Fit Tip: Why You Can't Always Beat Yesterday
You see these two words in memes on social media, printed on the back of t-shirts and layered over sports images on motivational posters:
“Beat Yesterday.”
Sounds great, right? When it comes to your goals, especially your fitness goals, do a little more today than you did the day before. Never stop improving. Do a little better every day.
Lose a little more weight. Lift a little more weight. If you are tracking steps and walked 10,100 yesterday, do at least 10,101 today, if not more. Torched 299 calories on your BowFlex MAX on Monday? Better break that 300 mark on Tuesday.
Now while it sounds super-motivating, and I’m all about motivation, it’s completely unrealistic. In fact, it’s impossible. Believing that you can and should improve every single day is a prime example of faulty goal-setting. It’s one of the reasons people ultimately give up on their goals as well. They fail to see constant, daily improvement - They believe that they’ve failed, and they quit.

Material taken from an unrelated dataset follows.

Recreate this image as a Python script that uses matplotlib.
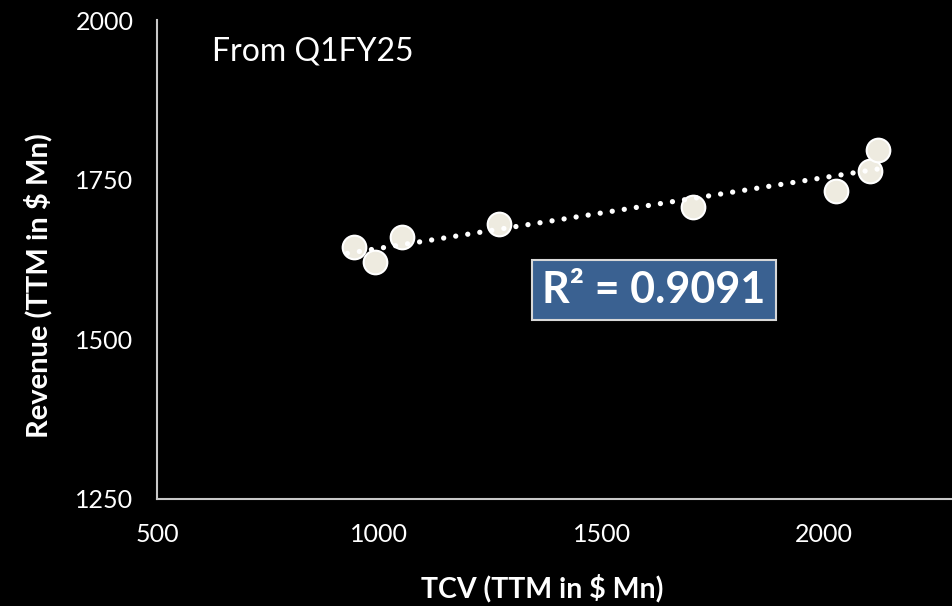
import numpy as np
import matplotlib
matplotlib.use("Agg")
import matplotlib.pyplot as plt

tcv = [943, 991, 1052, 1269, 1705, 2027, 2104, 2122]
revenue = [1645, 1621, 1661, 1681, 1707, 1732, 1764, 1796]
x_ticks = [500, 1000, 1500, 2000]
y_ticks = [1250, 1500, 1750, 2000]
r2_label = "R² = 0.9091"
period_label = "From Q1FY25"

plt.rcParams['font.family'] = ['Lato', 'DejaVu Sans']

fig = plt.figure(figsize=(9.53, 6.06), dpi=100, facecolor='black')
ax = fig.add_axes([157/953, 107/606, 1 - 157/953, (499-20)/606])
ax.set_facecolor('black')

ax.scatter(tcv, revenue, s=290, facecolor='#EEEBE0', edgecolor='white', linewidth=1.5, zorder=3)

coef = np.polyfit(tcv, revenue, 1)
xs = np.array([min(tcv) - 15, max(tcv)])
ax.plot(xs, np.polyval(coef, xs), color='white', lw=3.8, linestyle=(0, (0.01, 2.3)),
        dash_capstyle='round', zorder=4)

ax.set_xlim(500, 2290)
ax.set_ylim(1250, 2000)
ax.set_xticks(x_ticks)
ax.set_yticks(y_ticks)
ax.tick_params(length=0, colors='white', labelsize=18, pad=17)
for s in ['top', 'right']:
    ax.spines[s].set_visible(False)
for s in ['left', 'bottom']:
    ax.spines[s].set_color('#C8C8C8')
    ax.spines[s].set_linewidth(1.5)

ax.set_xlabel("TCV (TTM in $ Mn)", color='white', fontsize=20.5, fontweight='bold', va='center')
ax.xaxis.set_label_coords(0.484, -0.186)
ax.set_ylabel("Revenue (TTM in $ Mn)", color='white', fontsize=21, fontweight='bold', va='center')
ax.yaxis.set_label_coords(-0.1495, 0.445)

ax.text(0.069, 0.935, period_label, transform=ax.transAxes, color='white', fontsize=23,
        ha='left', va='center')

ax.text(1618, 1577, r2_label, color='white', fontsize=31, fontweight='bold', ha='center', va='center',
        bbox=dict(boxstyle='square,pad=0.24', facecolor='#3A6191', edgecolor='#D8D8D8', linewidth=1.5),
        zorder=5)

fig.savefig('out.png', dpi=100, facecolor='black')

Progress in fitness is not linear. For anyone. It doesn’t matter how fit you are or how motivated you are, you simply cannot better yesterday every single day. Exercise science says so.

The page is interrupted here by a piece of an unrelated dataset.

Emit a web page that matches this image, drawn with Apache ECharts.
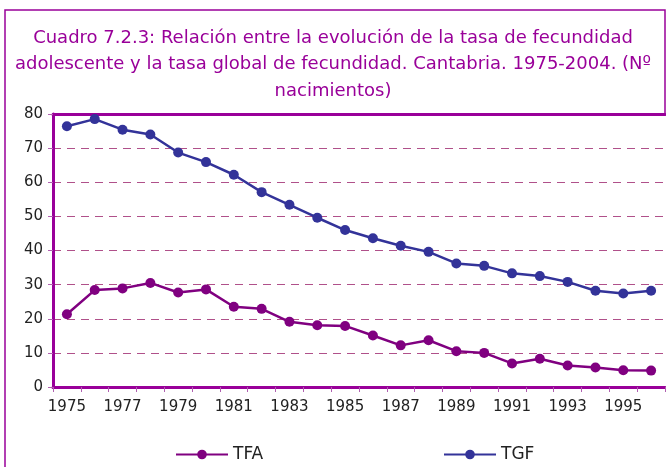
<!DOCTYPE html>
<html>
<head>
<meta charset="utf-8">
<script src="https://cdn.jsdelivr.net/npm/echarts@6/dist/echarts.min.js"></script>
<style>html,body{margin:0;padding:0;background:#fff}#c{width:666px;height:467px}</style>
</head>
<body>
<div id="c"></div>
<script>
const years = ['1975','1976','1977','1978','1979','1980','1981','1982','1983','1984','1985','1986','1987','1988','1989','1990','1991','1992','1993','1994','1995','1996'];
const tfa = [21.3,28.4,28.9,30.5,27.7,28.6,23.5,22.9,19.1,18.1,17.9,15.1,12.2,13.7,10.5,10.0,6.9,8.3,6.3,5.7,4.9,4.8];
const tgf = [76.4,78.5,75.4,74.0,68.7,65.9,62.2,57.1,53.4,49.6,46.0,43.6,41.4,39.6,36.2,35.5,33.3,32.5,30.8,28.2,27.4,28.2];
const titleText = 'Cuadro 7.2.3: Relación entre la evolución de la tasa de fecundidad\nadolescente y la tasa global de fecundidad. Cantabria. 1975-2004. (Nº\nnacimientos)';

const FONT = 'DejaVu Sans';
const purple = '#990099';
const chart = echarts.init(document.getElementById('c'));
chart.setOption({
  animation: false,
  backgroundColor: '#fff',
  textStyle: { fontFamily: FONT },
  title: {
    text: titleText, left: 'center', top: 25, padding: 0,
    textStyle: { color: purple, fontSize: 18, fontWeight: 'normal', lineHeight: 26.5, fontFamily: FONT }
  },
  graphic: [{
    type: 'polyline', shape: { points: [[5, 480], [5, 10], [665, 10], [665, 114]] },
    style: { fill: 'none', stroke: purple, lineWidth: 1.5 }, z: -1
  }],
  legend: [
    { data: ['TFA'], left: 170, top: 441, itemWidth: 52, itemHeight: 12, itemGap: 0,
      textStyle: { fontSize: 17, color: '#222', fontFamily: FONT } },
    { data: ['TGF'], left: 438, top: 441, itemWidth: 52, itemHeight: 12, itemGap: 0,
      textStyle: { fontSize: 17, color: '#222', fontFamily: FONT } }
  ],
  grid: { left: 53, right: 1, top: 114, bottom: 80, containLabel: false },
  xAxis: [{
    type: 'category', data: years, boundaryGap: true, position: 'bottom',
    axisLine: { lineStyle: { color: purple, width: 3 } },
    axisTick: { show: true, interval: 0, length: 5, lineStyle: { color: '#b060b0', width: 1 } },
    axisLabel: { interval: 1, color: '#222', fontSize: 15, margin: 13, fontFamily: FONT }
  }, {
    type: 'category', data: years, position: 'top', boundaryGap: true,
    axisLine: { show: true, lineStyle: { color: purple, width: 3 } },
    axisTick: { show: false }, axisLabel: { show: false }
  }],
  yAxis: {
    type: 'value', min: 0, max: 80, interval: 10,
    axisLine: { show: true, lineStyle: { color: purple, width: 3 } },
    axisTick: { show: true, length: 5, lineStyle: { color: '#b060b0', width: 1 } },
    axisLabel: { color: '#222', fontSize: 15, margin: 10, fontFamily: FONT },
    splitLine: { show: true, lineStyle: { color: '#b0508a', type: [8, 6], width: 1 } }
  },
  series: [
    { name: 'TFA', type: 'line', data: tfa, symbol: 'circle', symbolSize: 10,
      itemStyle: { color: '#800080' }, lineStyle: { color: '#800080', width: 2.5 } },
    { name: 'TGF', type: 'line', data: tgf, symbol: 'circle', symbolSize: 10,
      itemStyle: { color: '#333399' }, lineStyle: { color: '#333399', width: 2.5 } }
  ]
});
</script>
</body>
</html>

You will have good days and you will have bad days. Oftentimes you won’t have the faintest idea why. Sometimes the weight you’re used to lifting just seems heavier, for no reason. That three-mile run you normally do with relative ease in thirty minutes? There will be those days when your legs feel like lead, your heart rate is through the roof and it takes all you have just to finish in 35 minutes.
It happens. To everyone.
Because the truth is you can’t always beat yesterday. Sometimes it’s because of the heat, the cold, what you ate, what you didn’t eat, your job, your family.

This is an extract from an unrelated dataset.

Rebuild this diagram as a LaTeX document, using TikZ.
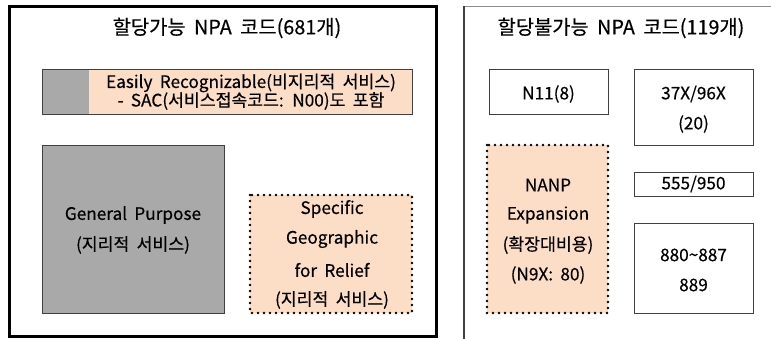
\documentclass[tikz,border=0pt]{standalone}
\usepackage{fontspec}
\setmainfont[WordSpace=1.9, FakeBold=0.4]{Noto Sans CJK KR}
\definecolor{peach}{HTML}{FCDDC6}
\definecolor{boxgray}{HTML}{A9A9A9}
\begin{document}
\begin{tikzpicture}[x=1pt,y=-1pt,
  txt/.style={font=\fontsize{17.2}{18}\selectfont, align=center, inner sep=0pt},
  ttl/.style={font=\fontsize{19.8}{22}\selectfont, align=center, inner sep=0pt},
  plainbox/.style={draw=black!75, line width=0.8pt},
  dotbox/.style={draw=black, line width=2.8pt, dash pattern=on 0pt off 6pt, line cap=round},
]
\useasboundingbox (0,0) rectangle (771,338);
\fill[white] (0,0) rectangle (771,338);
% left outer
\draw[line width=3pt] (9.5,6) rectangle (436.5,336.5);
\node[ttl] (t1) at (227,28) {할당가능 NPA 코드(681개)};
% Easily recognizable
\fill[peach] (42,69) rectangle (412,114);
\fill[boxgray] (42,69) rectangle (89,114);
\draw[plainbox] (42,69) rectangle (412,114);
\node[txt] (er1) at (251,83) {Easily Recognizable(비지리적 서비스)};
\node[txt] (er2) at (251,101) {- SAC(서비스접속코드: N00)도 포함};
% General purpose
\draw[plainbox, fill=boxgray] (42,145) rectangle (224,313);
\node[txt] (gp1) at (133,215) {General Purpose};
\node[txt] (gp2) at (133,245) {(지리적 서비스)};
% Specific
\fill[peach] (250,195) rectangle (412,313);
\draw[dotbox] (250,195) rectangle (412,313);
\node[txt] (s1) at (332,209) {Specific};
\node[txt] (s2) at (332,239) {Geographic};
\node[txt] (s3) at (332,270) {for Relief};
\node[txt] (s4) at (332,300) {(지리적 서비스)};
% right outer
\draw[draw=black!45, line width=1.2pt] (775,6.5) -- (464,6.5);
\draw[draw=black!75, line width=1.2pt] (464,6) -- (464,345);
\node[ttl] (t2) at (621,28) {할당불가능 NPA 코드(119개)};
% N11
\draw[plainbox] (489,69) rectangle (608,114);
\node[txt] (n11) at (548.5,94) {N11(8)};
% 37X
\draw[plainbox] (634,69) rectangle (753,145);
\node[txt] (x1) at (693.5,94) {37X/96X};
\node[txt] (x2) at (693.5,124) {(20)};
% NANP
\fill[peach] (487,145) rectangle (608,313);
\draw[dotbox] (487,145) rectangle (608,313);
\node[txt] (np1) at (548,185) {NANP};
\node[txt] (np2) at (548,215) {Expansion};
\node[txt] (np3) at (548,245) {(확장대비용)};
\node[txt] (np4) at (548,275) {(N9X: 80)};
% 555
\draw[plainbox] (634,172) rectangle (753,196);
\node[txt] (f5) at (693.5,184) {555/950};
% 880
\draw[plainbox] (634,223) rectangle (753,313);
\node[txt] (e1) at (693.5,255) {880\textasciitilde887};
\node[txt] (e2) at (693.5,285) {889};
\end{tikzpicture}
\end{document}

You won’t always hit your daily step goal, much less exceed it. It happens. There is no perfect. If weight loss is your goal, there will be those days when you believe you have lost a pound but the scale says the exact opposite.
The “secret” is to accept and that there will be peaks and valleys to your progress. That is not failure, that is life. You stick to your plan and keep moving forward even though the scale, your fitness tracker or the weight on the bar might not show improvement every single day.
Success lies not in always beating yesterday, but by showing up and never giving up.